Your objective:
Don't include pictures. Quote the lines below from the first through the line that contains "5.99, 7.2, 9.0];".

Provided data:
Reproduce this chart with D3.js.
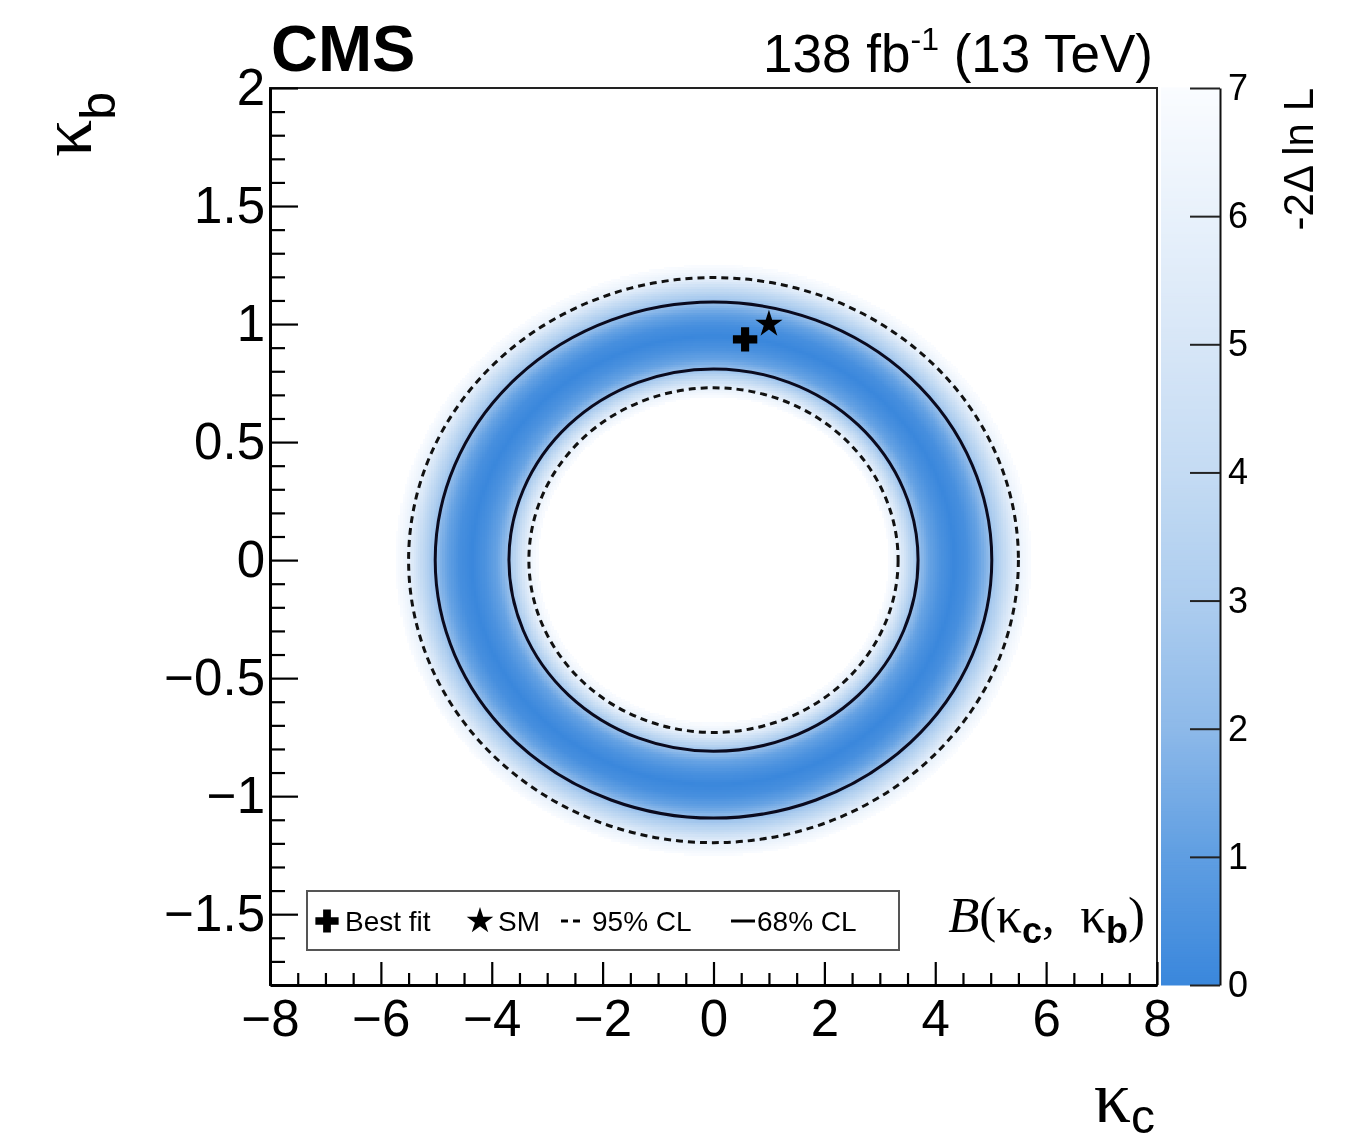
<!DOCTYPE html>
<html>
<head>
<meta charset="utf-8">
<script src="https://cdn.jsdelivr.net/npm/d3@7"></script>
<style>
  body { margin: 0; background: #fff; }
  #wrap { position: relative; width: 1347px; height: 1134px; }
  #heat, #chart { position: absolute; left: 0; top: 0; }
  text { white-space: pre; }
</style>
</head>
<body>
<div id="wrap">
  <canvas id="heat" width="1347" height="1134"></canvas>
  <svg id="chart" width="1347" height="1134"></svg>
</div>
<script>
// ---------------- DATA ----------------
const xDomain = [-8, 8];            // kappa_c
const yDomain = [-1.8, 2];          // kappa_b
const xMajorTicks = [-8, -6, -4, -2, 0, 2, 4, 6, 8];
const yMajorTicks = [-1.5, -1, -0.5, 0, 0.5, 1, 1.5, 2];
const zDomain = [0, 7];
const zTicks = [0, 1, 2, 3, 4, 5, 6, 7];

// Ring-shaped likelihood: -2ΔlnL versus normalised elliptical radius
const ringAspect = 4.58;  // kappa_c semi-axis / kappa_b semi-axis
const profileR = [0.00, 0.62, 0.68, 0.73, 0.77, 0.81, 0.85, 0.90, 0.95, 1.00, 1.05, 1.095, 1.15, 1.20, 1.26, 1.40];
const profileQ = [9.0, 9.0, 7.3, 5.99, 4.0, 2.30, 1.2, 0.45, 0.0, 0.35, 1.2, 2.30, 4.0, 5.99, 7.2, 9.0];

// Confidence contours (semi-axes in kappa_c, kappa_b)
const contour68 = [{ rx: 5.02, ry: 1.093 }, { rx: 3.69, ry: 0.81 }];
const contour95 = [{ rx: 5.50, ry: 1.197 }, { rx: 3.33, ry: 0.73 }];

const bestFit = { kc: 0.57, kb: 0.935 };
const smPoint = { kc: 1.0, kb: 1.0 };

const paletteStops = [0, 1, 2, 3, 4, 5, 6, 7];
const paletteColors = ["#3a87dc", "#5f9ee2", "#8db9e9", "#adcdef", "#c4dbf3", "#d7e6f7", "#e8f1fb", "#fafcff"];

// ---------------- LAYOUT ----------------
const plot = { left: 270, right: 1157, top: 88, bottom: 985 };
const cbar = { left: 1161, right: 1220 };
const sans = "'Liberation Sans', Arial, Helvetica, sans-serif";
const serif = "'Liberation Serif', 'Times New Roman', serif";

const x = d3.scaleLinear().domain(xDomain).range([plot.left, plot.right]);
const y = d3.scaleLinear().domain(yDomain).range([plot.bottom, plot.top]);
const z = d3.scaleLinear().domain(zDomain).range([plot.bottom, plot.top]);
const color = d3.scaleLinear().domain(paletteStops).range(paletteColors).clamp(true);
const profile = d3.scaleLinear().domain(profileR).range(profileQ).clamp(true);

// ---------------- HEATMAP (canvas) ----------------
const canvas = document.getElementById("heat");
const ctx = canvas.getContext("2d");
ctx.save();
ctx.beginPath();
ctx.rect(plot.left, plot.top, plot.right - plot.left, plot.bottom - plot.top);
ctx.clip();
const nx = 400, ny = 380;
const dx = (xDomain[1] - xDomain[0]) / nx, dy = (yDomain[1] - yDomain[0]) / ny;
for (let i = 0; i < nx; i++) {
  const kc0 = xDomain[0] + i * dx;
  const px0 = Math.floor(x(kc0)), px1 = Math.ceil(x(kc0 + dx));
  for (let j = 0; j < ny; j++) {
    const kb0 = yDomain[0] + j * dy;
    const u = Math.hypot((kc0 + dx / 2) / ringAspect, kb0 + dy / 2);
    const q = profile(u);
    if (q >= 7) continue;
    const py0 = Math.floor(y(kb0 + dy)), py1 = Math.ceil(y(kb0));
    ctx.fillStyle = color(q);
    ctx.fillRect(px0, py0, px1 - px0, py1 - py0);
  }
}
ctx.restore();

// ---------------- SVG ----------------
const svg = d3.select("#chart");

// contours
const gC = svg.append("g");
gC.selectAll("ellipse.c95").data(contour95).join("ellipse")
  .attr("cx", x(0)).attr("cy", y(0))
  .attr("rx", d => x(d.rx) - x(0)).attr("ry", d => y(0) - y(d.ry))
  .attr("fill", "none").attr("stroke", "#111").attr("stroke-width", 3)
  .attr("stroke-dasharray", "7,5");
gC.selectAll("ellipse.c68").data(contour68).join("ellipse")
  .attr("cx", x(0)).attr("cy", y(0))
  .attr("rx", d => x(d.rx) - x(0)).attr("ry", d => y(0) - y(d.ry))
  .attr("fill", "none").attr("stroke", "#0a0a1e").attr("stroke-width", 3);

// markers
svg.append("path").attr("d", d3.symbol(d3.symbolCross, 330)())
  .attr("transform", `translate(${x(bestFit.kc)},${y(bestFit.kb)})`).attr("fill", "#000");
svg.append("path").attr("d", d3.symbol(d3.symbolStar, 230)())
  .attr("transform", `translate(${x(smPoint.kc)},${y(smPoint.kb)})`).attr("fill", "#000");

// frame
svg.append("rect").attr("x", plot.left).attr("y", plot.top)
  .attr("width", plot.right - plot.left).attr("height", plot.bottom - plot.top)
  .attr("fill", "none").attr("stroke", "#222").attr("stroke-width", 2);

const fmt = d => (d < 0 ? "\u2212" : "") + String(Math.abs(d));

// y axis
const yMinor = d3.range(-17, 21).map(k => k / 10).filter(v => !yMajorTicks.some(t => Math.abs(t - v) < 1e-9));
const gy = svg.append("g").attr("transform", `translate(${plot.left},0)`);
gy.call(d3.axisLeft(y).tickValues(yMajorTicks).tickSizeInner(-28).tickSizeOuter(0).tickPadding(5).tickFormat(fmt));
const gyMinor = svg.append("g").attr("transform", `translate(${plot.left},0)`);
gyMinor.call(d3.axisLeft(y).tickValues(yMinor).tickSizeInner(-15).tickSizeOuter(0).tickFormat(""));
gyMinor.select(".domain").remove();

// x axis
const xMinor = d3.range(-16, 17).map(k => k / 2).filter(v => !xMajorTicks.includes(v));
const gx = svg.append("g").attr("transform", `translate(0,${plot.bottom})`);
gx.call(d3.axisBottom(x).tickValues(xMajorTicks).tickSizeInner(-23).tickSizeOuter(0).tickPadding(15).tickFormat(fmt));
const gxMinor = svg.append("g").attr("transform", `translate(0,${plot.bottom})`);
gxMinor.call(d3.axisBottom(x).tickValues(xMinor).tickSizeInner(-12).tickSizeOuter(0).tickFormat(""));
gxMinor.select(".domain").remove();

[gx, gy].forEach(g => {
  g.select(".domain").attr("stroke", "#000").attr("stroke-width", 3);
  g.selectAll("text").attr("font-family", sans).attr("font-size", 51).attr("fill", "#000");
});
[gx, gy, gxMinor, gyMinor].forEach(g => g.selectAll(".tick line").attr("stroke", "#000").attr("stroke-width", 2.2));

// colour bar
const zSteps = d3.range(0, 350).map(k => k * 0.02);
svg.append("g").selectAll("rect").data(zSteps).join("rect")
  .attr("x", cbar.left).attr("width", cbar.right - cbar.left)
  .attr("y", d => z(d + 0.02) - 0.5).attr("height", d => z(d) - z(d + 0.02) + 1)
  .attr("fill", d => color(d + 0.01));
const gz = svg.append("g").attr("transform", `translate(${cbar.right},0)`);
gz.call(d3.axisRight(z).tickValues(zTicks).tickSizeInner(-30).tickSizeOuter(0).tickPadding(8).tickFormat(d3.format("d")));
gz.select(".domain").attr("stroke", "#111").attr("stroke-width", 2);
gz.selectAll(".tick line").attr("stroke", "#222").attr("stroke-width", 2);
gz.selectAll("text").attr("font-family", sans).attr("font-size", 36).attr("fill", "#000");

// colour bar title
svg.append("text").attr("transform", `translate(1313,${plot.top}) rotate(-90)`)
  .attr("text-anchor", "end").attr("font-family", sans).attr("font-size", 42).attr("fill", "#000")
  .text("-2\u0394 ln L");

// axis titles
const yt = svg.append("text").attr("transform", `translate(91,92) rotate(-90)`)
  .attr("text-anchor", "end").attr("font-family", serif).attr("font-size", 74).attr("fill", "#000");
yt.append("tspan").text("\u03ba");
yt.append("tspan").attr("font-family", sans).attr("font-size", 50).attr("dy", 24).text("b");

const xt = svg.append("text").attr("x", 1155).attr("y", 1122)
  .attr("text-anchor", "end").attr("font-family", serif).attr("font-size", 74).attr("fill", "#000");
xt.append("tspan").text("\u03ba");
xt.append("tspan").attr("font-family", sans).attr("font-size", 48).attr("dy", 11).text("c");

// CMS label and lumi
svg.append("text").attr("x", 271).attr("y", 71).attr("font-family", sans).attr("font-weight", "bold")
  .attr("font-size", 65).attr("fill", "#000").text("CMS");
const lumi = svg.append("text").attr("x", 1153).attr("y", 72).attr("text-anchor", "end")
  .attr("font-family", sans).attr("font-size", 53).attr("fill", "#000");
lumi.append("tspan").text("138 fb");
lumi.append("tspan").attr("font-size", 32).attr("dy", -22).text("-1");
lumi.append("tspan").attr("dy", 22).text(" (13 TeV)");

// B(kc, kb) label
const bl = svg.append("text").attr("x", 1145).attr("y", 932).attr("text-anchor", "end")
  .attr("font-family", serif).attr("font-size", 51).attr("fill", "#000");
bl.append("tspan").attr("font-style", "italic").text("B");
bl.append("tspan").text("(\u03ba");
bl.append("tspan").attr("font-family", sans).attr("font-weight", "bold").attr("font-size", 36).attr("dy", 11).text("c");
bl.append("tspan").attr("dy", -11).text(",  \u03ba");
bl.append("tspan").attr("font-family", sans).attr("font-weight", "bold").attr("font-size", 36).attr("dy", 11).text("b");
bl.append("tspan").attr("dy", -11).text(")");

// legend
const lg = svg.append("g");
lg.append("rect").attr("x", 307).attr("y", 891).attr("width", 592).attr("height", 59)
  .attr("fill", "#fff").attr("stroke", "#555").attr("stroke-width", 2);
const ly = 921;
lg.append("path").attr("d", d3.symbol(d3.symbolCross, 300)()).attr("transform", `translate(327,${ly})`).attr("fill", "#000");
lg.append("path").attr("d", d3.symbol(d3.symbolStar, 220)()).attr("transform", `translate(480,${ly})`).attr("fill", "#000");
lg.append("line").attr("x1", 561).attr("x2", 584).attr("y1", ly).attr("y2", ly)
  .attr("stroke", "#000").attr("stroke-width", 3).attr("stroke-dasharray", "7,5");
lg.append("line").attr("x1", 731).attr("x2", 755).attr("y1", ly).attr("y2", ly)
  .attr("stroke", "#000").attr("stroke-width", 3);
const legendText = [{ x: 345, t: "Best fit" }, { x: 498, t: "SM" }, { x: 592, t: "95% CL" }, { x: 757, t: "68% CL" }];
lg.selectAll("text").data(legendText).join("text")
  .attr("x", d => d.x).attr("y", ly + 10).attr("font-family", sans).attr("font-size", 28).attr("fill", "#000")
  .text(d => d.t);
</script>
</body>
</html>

Correct output:
Reproduce this chart with D3.js.
<!DOCTYPE html>
<html>
<head>
<meta charset="utf-8">
<script src="https://cdn.jsdelivr.net/npm/d3@7"></script>
<style>
  body { margin: 0; background: #fff; }
  #wrap { position: relative; width: 1347px; height: 1134px; }
  #heat, #chart { position: absolute; left: 0; top: 0; }
  text { white-space: pre; }
</style>
</head>
<body>
<div id="wrap">
  <canvas id="heat" width="1347" height="1134"></canvas>
  <svg id="chart" width="1347" height="1134"></svg>
</div>
<script>
// ---------------- DATA ----------------
const xDomain = [-8, 8];            // kappa_c
const yDomain = [-1.8, 2];          // kappa_b
const xMajorTicks = [-8, -6, -4, -2, 0, 2, 4, 6, 8];
const yMajorTicks = [-1.5, -1, -0.5, 0, 0.5, 1, 1.5, 2];
const zDomain = [0, 7];
const zTicks = [0, 1, 2, 3, 4, 5, 6, 7];

// Ring-shaped likelihood: -2ΔlnL versus normalised elliptical radius
const ringAspect = 4.58;  // kappa_c semi-axis / kappa_b semi-axis
const profileR = [0.00, 0.62, 0.68, 0.73, 0.77, 0.81, 0.85, 0.90, 0.95, 1.00, 1.05, 1.095, 1.15, 1.20, 1.26, 1.40];
const profileQ = [9.0, 9.0, 7.3, 5.99, 4.0, 2.30, 1.2, 0.45, 0.0, 0.35, 1.2, 2.30, 4.0, 5.99, 7.2, 9.0];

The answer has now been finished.